Today we got the Census HVS data for 1Q18. In addition to providing the update on Household Formation Trends we thought it a good opportunity to redux the contextualization around a number of bigger picture dynamics.
- The Requisite Caveat: The HVS survey is timely and widely cited, but it’s volatile and doesn’t always comport cleanly with the more comprehensive annual Census/CPS housing surveys or a common sense reading of reality. We take the data with a grain of salt and, while we view the magnitude of change as a distorted reflection of the underlying reality, we view directional changes in the data as a largely accurate depiction of the underlying trend. In other words, while it typically gets the magnitude wrong, it generally captures the directional change correctly.
- Household Formation | Owner Momo ↑ : Total Household Formation increased by 1.18mn year-over-year in 1Q, rebounding against a relatively soft 4Q17 print. Most notably, however, is the continued absolute and relative improvement in owner households. As we’ve profiled previously, owner household formation grew at a premium to rental households for the first time this cycle in 1Q17 - a trend that has now persisted for 5 quarters with the spread between Owner and Renter Household growth holding above 1.0mn for a 4th consecutive quarter in 1Q18.
- Millennial Urban Rental Residency ↓: The decline in renter household formation accords with trends observed across major metro’s where the peak in Urban Millennial and Rental residency appears to officially be in. The crest in urban rental residency trends across Boston, Chicago and Los Angeles are pictured below.
- The Next 5 Years: The largest bolus of Millennials are currently 26-27 years old, the average rental duration is approximately 6 years and the average ave of the 1st time home buyer is 32/33 years old. In other words, the 4.8 mn 26/27 year olds are set to replace the ~4.3 mn 32-33 year olds (i.e. the current 1st time buyers) over the next 5 years as they progressively transition from rental demand to single-family purchase demand. In other, other words, 2020-2022 should see a strong bull market as that demographic demand wave pushes through the home purchase market.
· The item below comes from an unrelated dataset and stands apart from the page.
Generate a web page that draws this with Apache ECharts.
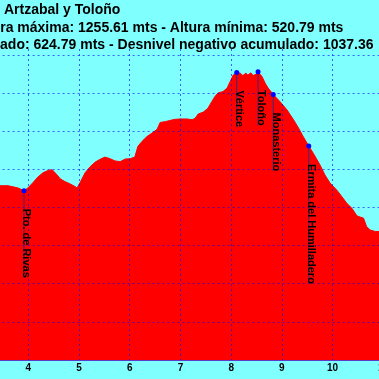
<!DOCTYPE html>
<html>
<head>
<meta charset="utf-8">
<script src="https://cdn.jsdelivr.net/npm/echarts@6/dist/echarts.min.js"></script>
<style>
html,body{margin:0;padding:0;background:#80FFFF;}
#chart{width:379px;height:379px;}
</style>
</head>
<body>
<div id="chart"></div>
<script>
// Distance (km) along the route
const distances = [3.40, 3.44, 3.60, 3.70, 3.80, 3.915, 3.99, 4.09, 4.19, 4.29, 4.39, 4.47, 4.49, 4.57, 4.63, 4.72, 4.82, 4.92, 4.96,
  5.02, 5.12, 5.22, 5.32, 5.41, 5.51, 5.61, 5.71, 5.81, 5.91, 6.01, 6.10, 6.16, 6.24, 6.34, 6.44, 6.54, 6.60, 6.70, 6.79, 6.89, 6.99,
  7.13, 7.23, 7.29, 7.35, 7.45, 7.54, 7.62, 7.68, 7.74, 7.84, 7.92, 7.98, 8.04, 8.11, 8.18, 8.23, 8.29, 8.33, 8.39, 8.43, 8.49, 8.53,
  8.61, 8.67, 8.73, 8.83, 8.96, 9.10, 9.23, 9.33, 9.42, 9.53, 9.62, 9.75, 9.85, 9.95, 10.08, 10.18, 10.28, 10.38, 10.48, 10.54, 10.61,
  10.67, 10.74, 10.84, 10.92, 11.0];
// Elevation (m)
const elevations = [957, 957, 957, 954, 951, 944, 951, 965, 980, 991, 997, 999, 994, 985, 975, 968, 962, 955, 951,
  965, 991, 1007, 1019, 1026, 1032, 1028, 1022, 1020, 1027, 1028, 1032, 1060, 1073, 1086, 1095, 1105, 1123, 1125, 1128, 1131, 1132,
  1132, 1130, 1134, 1145, 1150, 1160, 1178, 1191, 1200, 1204, 1213, 1230, 1247, 1254, 1252, 1246, 1252, 1247, 1253, 1246, 1249, 1255.61,
  1243, 1226, 1213, 1196, 1178, 1156, 1130, 1108, 1086, 1061, 1042, 1012, 985, 964, 946, 929, 911, 898, 878, 875, 872,
  850, 841, 837, 837, 835];

// Waypoints
const wpNames = ['Pto. de Rivas', 'Vértice', 'Toloño', 'Monasterio', 'Ermita del Humilladero'];
const wpKm = [3.915, 8.11, 8.53, 8.83, 9.53];
const wpElev = [944, 1254, 1255.61, 1196, 1061];

// Title lines
const titleLine1 = 'Artzabal y Toloño';
const titleLine2 = 'Altura máxima: 1255.61 mts - Altura mínima: 520.79 mts';
const titleLine3 = 'Desnivel positivo acumulado: 624.79 mts - Desnivel negativo acumulado: 1037.36';

const profile = distances.map((d, i) => [d, elevations[i]]);
const waypoints = wpKm.map((d, i) => [d, wpElev[i], wpNames[i]]);

const LABEL_FONT = 'bold 11px Arial';
const measureCtx = document.createElement('canvas').getContext('2d');
measureCtx.font = LABEL_FONT;

const chart = echarts.init(document.getElementById('chart'), null, {renderer: 'canvas'});
const gridColor = 'rgba(0,0,255,0.6)';

chart.setOption({
  backgroundColor: '#80FFFF',
  animation: false,
  grid: {left: -22.4, right: -4.3, top: 49, bottom: 19, containLabel: false, outerBoundsMode: 'none'},
  xAxis: {
    type: 'value', min: 3, max: 11, interval: 1, z: 3,
    axisLine: {show: true, lineStyle: {color: '#5a3cc8', width: 1}},
    axisTick: {show: false},
    axisLabel: {show: true, color: '#000', fontWeight: 'bold', fontSize: 10, fontFamily: 'Arial', margin: 3},
    splitLine: {show: true, lineStyle: {color: gridColor, type: [2, 3], width: 1}}
  },
  yAxis: {
    type: 'value', min: 500, max: 1315.5, interval: 100, z: 3,
    axisLine: {show: false}, axisTick: {show: false}, axisLabel: {show: false},
    splitLine: {show: true, showMaxLine: false, showMinLine: false, lineStyle: {color: gridColor, type: [2, 3], width: 1}}
  },
  graphic: [
    {type: 'text', left: 4, top: 3, style: {text: titleLine1, font: 'bold 14px Arial', fill: '#000'}},
    {type: 'text', x: -27, y: 21, style: {text: titleLine2, font: 'bold 14px Arial', fill: '#000'}},
    {type: 'text', x: -168, y: 38, style: {text: titleLine3, font: 'bold 14px Arial', fill: '#000'}}
  ],
  series: [
    {
      type: 'line', data: profile, symbol: 'none', z: 2,
      lineStyle: {color: '#FF0000', width: 1},
      areaStyle: {color: '#FF0000', opacity: 1}
    },
    {
      type: 'custom', data: waypoints, z: 10,
      renderItem: function (params, api) {
        const p = api.coord([api.value(0), api.value(1)]);
        const name = wpNames[params.dataIndex];
        const off = 18;
        const w = measureCtx.measureText(name).width;
        return {
          type: 'group',
          children: [
            {type: 'line', shape: {x1: p[0], y1: p[1], x2: p[0], y2: p[1] + off + w},
             style: {stroke: '#3a2a7a', lineWidth: 1}},
            {type: 'text', x: p[0] + 2.5, y: p[1] + off, rotation: -Math.PI / 2,
             style: {text: name, font: LABEL_FONT, fill: '#000', align: 'left', verticalAlign: 'middle'}},
            {type: 'circle', shape: {cx: p[0], cy: p[1], r: 2.5}, style: {fill: '#0000FF'}}
          ]
        };
      }
    }
  ]
});
</script>
</body>
</html>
- The Housing Cycle: Housing cycles tend to be long and autocorrelated, playing out fully from peak-to-trough and trough-to-peak. And Housing Turnover and peak New Construction activity are generally mid-cycle phenomenon …. except in the present instance. Housing was, of course, a proximate cause of the GFC and, as we remind investors recurrently, the housing recovery lagged the turn in the broader economic cycle by a full 3 years. Thus the housing cycle is, at least somewhat, de-synchronized from its typical, temporal tethering to the larger macro cycle. While the economic expansion is currently late cycle, the housing cycle itself remains only mid-cycle with activity still relatively depressed on a historical basis.
- Housing’s Asymmetry Hierarchy: Charts 5-8 below show the long cycle context for Housing Starts, New Home Sales and Existing Home Sales along with the current risk-reward balance to average peak and trough levels of activity. The asymmetry remains most positive for New Housing Starts and Sales and least positive for existing sales. There will be increasing, late-cycle chop to trade across housing related exposures and you do not want to be long interest-rate sensitive cyclicals alongside a rate shock but from a Trend and Tail perspective, the setup continues to carry one of the more favorable asymmetries in macro.